Given exercise: Take the lines from the top down to and including the one with "self_dz = [0.115, 0.449]" and repeat them exactly. Omit images.
--
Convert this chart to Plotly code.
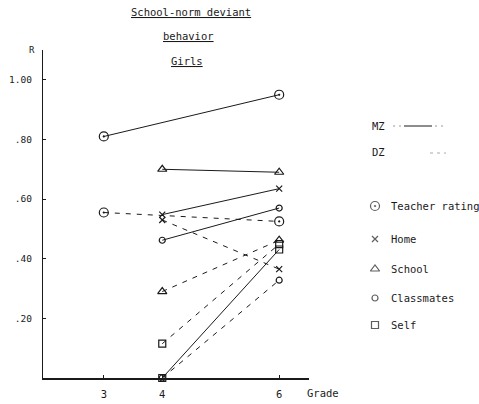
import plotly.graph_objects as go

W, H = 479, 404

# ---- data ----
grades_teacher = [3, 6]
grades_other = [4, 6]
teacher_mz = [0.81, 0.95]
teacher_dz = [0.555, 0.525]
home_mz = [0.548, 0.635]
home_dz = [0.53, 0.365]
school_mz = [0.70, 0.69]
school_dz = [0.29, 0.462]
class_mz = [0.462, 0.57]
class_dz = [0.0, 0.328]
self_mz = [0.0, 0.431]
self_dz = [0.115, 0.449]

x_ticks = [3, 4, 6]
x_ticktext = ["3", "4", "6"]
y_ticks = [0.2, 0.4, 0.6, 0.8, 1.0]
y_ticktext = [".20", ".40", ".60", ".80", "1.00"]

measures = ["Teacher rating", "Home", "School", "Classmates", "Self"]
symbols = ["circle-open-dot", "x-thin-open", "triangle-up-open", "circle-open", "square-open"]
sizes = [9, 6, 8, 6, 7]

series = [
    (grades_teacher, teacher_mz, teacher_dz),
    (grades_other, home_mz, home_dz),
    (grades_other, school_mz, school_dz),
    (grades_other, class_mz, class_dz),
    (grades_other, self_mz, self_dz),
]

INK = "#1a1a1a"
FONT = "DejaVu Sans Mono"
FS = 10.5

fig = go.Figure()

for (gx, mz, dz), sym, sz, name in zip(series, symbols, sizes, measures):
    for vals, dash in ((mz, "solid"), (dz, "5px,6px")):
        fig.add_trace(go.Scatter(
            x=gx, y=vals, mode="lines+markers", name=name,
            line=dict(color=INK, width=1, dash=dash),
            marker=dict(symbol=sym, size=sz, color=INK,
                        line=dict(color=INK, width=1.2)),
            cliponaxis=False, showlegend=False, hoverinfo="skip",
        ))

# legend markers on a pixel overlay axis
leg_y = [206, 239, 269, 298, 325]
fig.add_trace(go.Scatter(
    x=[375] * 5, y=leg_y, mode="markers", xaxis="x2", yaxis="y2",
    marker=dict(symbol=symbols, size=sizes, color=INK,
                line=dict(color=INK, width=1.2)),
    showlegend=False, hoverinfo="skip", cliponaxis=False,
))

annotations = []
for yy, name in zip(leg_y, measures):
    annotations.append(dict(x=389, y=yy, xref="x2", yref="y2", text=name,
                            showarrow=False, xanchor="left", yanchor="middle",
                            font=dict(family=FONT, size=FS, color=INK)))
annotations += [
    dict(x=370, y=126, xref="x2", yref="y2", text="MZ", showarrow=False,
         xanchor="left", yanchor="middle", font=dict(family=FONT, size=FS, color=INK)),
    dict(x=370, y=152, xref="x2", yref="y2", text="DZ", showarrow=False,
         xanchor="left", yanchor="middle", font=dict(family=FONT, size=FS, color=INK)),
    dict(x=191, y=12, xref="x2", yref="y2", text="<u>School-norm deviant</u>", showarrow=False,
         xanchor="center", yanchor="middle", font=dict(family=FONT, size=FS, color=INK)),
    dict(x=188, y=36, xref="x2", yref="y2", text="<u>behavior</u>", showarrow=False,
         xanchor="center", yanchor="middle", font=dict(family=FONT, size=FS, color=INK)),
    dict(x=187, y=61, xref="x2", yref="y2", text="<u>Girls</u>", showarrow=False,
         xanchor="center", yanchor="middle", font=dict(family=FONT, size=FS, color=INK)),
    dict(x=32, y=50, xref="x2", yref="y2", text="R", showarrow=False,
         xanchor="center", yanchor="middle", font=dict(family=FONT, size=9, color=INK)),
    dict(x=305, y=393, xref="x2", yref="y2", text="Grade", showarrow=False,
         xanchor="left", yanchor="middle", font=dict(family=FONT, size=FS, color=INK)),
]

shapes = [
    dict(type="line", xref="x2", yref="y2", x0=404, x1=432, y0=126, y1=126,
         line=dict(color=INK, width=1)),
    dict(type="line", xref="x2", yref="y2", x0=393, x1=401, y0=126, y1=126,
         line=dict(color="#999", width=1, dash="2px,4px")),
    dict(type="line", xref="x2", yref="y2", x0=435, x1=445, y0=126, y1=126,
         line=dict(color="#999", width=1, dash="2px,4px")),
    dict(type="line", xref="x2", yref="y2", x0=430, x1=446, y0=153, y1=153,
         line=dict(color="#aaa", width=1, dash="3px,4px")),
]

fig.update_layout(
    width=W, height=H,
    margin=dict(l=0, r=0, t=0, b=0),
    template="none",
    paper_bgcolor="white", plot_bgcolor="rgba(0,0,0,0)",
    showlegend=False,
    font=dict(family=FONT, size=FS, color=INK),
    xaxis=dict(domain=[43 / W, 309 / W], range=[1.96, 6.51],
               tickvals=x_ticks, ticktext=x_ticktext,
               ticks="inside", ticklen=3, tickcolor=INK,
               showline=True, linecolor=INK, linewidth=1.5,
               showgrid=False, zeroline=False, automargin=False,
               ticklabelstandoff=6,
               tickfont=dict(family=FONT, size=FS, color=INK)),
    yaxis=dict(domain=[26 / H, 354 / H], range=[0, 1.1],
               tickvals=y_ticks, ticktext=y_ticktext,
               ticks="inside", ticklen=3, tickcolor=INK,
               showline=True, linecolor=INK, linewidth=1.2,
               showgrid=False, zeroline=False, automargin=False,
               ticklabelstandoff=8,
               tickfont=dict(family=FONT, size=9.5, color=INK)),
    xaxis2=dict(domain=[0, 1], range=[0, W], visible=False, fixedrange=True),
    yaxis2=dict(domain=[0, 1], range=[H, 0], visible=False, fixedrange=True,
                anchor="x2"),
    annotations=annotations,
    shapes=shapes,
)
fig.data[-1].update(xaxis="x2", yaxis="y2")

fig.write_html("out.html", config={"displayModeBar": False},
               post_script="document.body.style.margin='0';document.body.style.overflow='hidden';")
--
Full answer:
Convert this chart to Plotly code.
import plotly.graph_objects as go

W, H = 479, 404

# ---- data ----
grades_teacher = [3, 6]
grades_other = [4, 6]
teacher_mz = [0.81, 0.95]
teacher_dz = [0.555, 0.525]
home_mz = [0.548, 0.635]
home_dz = [0.53, 0.365]
school_mz = [0.70, 0.69]
school_dz = [0.29, 0.462]
class_mz = [0.462, 0.57]
class_dz = [0.0, 0.328]
self_mz = [0.0, 0.431]
self_dz = [0.115, 0.449]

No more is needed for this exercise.